In the recent 1.3beta2 release, I’ve added a first attempt at this. The current support is crude but works. I’ve added a rule keyword, called “filemd5″.
The keyword opens the file “filename” from your rule directory and loads it’s content. It expects a heximal MD5 per line:
Any extra info on a line is ignored, so the output of md5sum can be used safely:
At start up, Suricata will tell you how much memory the hash table uses. The hash table is quite compact. It uses hash_rows * 4 + md5′s * 16 bytes. For 20155064 MD5′s it uses a bit more than 300mb:
 9/6/2012 -- 08:40:44 - (detect-filemd5.c:264) (DetectFileMd5Parse) -- MD5 hash size 324578208 bytes
Performance so far seems to be great. I’ve been testing with 20 million MD5′s and so far I’m not seeing any significant performance impact. The dedicated data structures I created for it seem to hold up quite nicely. Right now the only slow down I see is at start up, where it adds a few seconds. The data structure is currently limited to 32 bit, so a 4GB table. This should allow ~250 million MD5′s, although I haven’t tested that.

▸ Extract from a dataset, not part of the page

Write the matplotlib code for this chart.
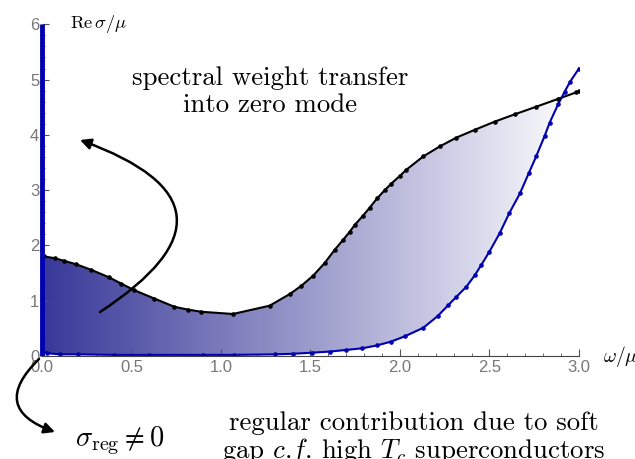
import numpy as np
import matplotlib
matplotlib.use("Agg")
import matplotlib.pyplot as plt
from matplotlib.ticker import MultipleLocator, FormatStrFormatter

plt.rcParams['mathtext.fontset'] = 'cm'

# upper curve (black): Re sigma / mu
x_up = [0.0, 0.013, 0.07, 0.125, 0.19, 0.274, 0.377, 0.442, 0.516, 0.627, 0.74, 0.814,
        0.89, 1.067, 1.272, 1.384, 1.449, 1.514, 1.579, 1.635, 1.682, 1.72, 1.747,
        1.794, 1.83, 1.872, 1.915, 1.952, 2.0, 2.036, 2.13, 2.222, 2.315, 2.417, 2.53,
        2.64, 2.762, 2.883, 2.986, 3.0]
y_up = [1.80, 1.80, 1.77, 1.72, 1.66, 1.56, 1.42, 1.31, 1.19, 1.04, 0.89, 0.84,
        0.80, 0.76, 0.91, 1.12, 1.27, 1.45, 1.68, 1.92, 2.10, 2.25, 2.37,
        2.54, 2.68, 2.85, 3.00, 3.12, 3.26, 3.37, 3.61, 3.79, 3.95, 4.09, 4.24,
        4.37, 4.51, 4.65, 4.77, 4.79]

# lower curve (blue): regular contribution
x_lo = [0.0, 0.03, 0.1, 0.2, 0.4, 0.6, 0.9, 1.07, 1.3, 1.4, 1.51, 1.607, 1.7, 1.79,
        1.87, 1.95, 2.03, 2.13, 2.21, 2.27, 2.315, 2.37, 2.418, 2.455, 2.5, 2.557,
        2.61, 2.67, 2.72, 2.762, 2.808, 2.836, 2.883, 2.92, 2.95, 3.0]
y_lo = [0.10, 0.05, 0.03, 0.03, 0.02, 0.02, 0.02, 0.02, 0.03, 0.04, 0.06, 0.08, 0.11,
        0.14, 0.19, 0.26, 0.36, 0.51, 0.72, 0.92, 1.07, 1.25, 1.46, 1.65, 1.89, 2.22,
        2.58, 2.94, 3.31, 3.62, 3.98, 4.22, 4.55, 4.78, 4.96, 5.20]

# delta function at zero frequency
delta_height = 6.0

fig = plt.figure(figsize=(6.35, 4.59), dpi=100)
ax = fig.add_axes([0.0661, 0.2244, 0.8457, 0.7227])
ax.set_xlim(0, 3.0)
ax.set_ylim(0, 6.0)

# gradient fill between the two curves
px = np.concatenate([x_up, x_lo[::-1]])
py = np.concatenate([y_up, y_lo[::-1]])
clip = ax.fill(px, py, fc='none', ec='none')[0]
c0 = np.array([0.22, 0.22, 0.60])
c1 = np.array([1.0, 1.0, 1.0])
t = np.linspace(0, 1, 256)
grad = (c0[None, :] * (1 - t[:, None]) + c1[None, :] * t[:, None])[None, :, :]
im = ax.imshow(grad, extent=(0, 3.0, 0, 6.0), aspect='auto', origin='lower', zorder=1)
im.set_clip_path(clip)

ax.plot(x_up, y_up, color='black', lw=1.5, zorder=3)
ax.plot(x_up, y_up, 'o', color='black', ms=2.3, zorder=4)
ax.plot(x_lo, y_lo, color='#0000b0', lw=1.5, zorder=3)
ax.plot(x_lo, y_lo, 'o', color='#0000b0', ms=2.3, zorder=4)
ax.plot([0, 0], [0, delta_height], color='#0000b0', lw=3.5, zorder=5, clip_on=False,
        solid_capstyle='butt')

for s in ['top', 'right', 'left']:
    ax.spines[s].set_visible(False)
ax.spines['bottom'].set_color('#444444')
ax.spines['bottom'].set_zorder(6)
ax.xaxis.set_major_locator(MultipleLocator(0.5))
ax.xaxis.set_minor_locator(MultipleLocator(0.1))
ax.yaxis.set_major_locator(MultipleLocator(1))
ax.yaxis.set_minor_locator(MultipleLocator(0.2))
ax.xaxis.set_major_formatter(FormatStrFormatter('%.1f'))
ax.yaxis.set_major_formatter(FormatStrFormatter('%d'))
ax.tick_params(which='both', direction='in', colors='#555555', labelcolor='#777777',
               labelsize=12, labelfontfamily='Liberation Sans')
ax.tick_params(which='major', length=5)
ax.tick_params(which='minor', length=2.5)
ax.tick_params(axis='y', pad=2)
ax.tick_params(axis='x', pad=3)

# axis labels
fig.text(70, 431, r'$\mathrm{Re}\,\sigma/\mu$', transform=None, fontsize=13.3,
         va='baseline', ha='left')
fig.text(603, 97, r'$\omega/\mu$', transform=None, fontsize=14,
         va='baseline', ha='left')

# annotations
fig.text(270, 374, 'spectral weight transfer', transform=None,
         family='cmr10', fontsize=19.3, ha='center', va='baseline')
fig.text(270, 347, 'into zero mode', transform=None,
         family='cmr10', fontsize=19.3, ha='center', va='baseline')
fig.text(414, 29, 'regular contribution due to soft', transform=None,
         family='cmr10', fontsize=19.3, ha='center', va='baseline')
fig.text(414, 1, 'gap $c$.$f$. high $T_c$ superconductors', transform=None,
         family='cmr10', fontsize=19.3, ha='center', va='baseline')
fig.text(75, 13, r'$\sigma_{\rm reg} \neq 0$', transform=None, fontsize=20.5,
         ha='left', va='baseline')

ax.annotate('', xy=(80, 319), xycoords='figure pixels', xytext=(100, 147),
            textcoords='figure pixels',
            arrowprops=dict(arrowstyle='-|>', color='black', lw=1.8, mutation_scale=16,
                            connectionstyle='arc3,rad=1.0', shrinkA=0, shrinkB=0))
ax.annotate('', xy=(55, 27), xycoords='figure pixels', xytext=(39, 100),
            textcoords='figure pixels',
            arrowprops=dict(arrowstyle='-|>', color='black', lw=1.8, mutation_scale=16,
                            connectionstyle='arc3,rad=0.8', shrinkA=0, shrinkB=0))

fig.savefig('out.png', dpi=100)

As this is a regular rule keyword, it can be combined with other rule keywords, such as filemagic or filename. A sig like “filemagic:pdf; filemd5:bad_pdfs;” would match the list “bad_pdfs” only against pdf files.
I think there are several possible use cases for this new functionality. First, I could imagine a project like Emerging Threats shipping a list of the most recent malware MD5′s. It should be possible to distribute the most recent 100k or so MD5′s.
Second, this could be used as a poor man’s DLP. Hash the files you don’t want to see on your network outbound or unencrypted and have Suricata look for them.
The most interesting use case probably is not implemented yet, but will be. When negated matching is implemented, the filemd5 keyword could be used for white listing.
As Martin Holste tweeted: “Awesome, more than enough to handle all Windows OS files. So can we just do: filemagic:exe; filemd5:!whitelist.txt;?”
I think an alert for all executable downloads that are not “pre approved” is definitely something that can be useful.
Again, the work continues!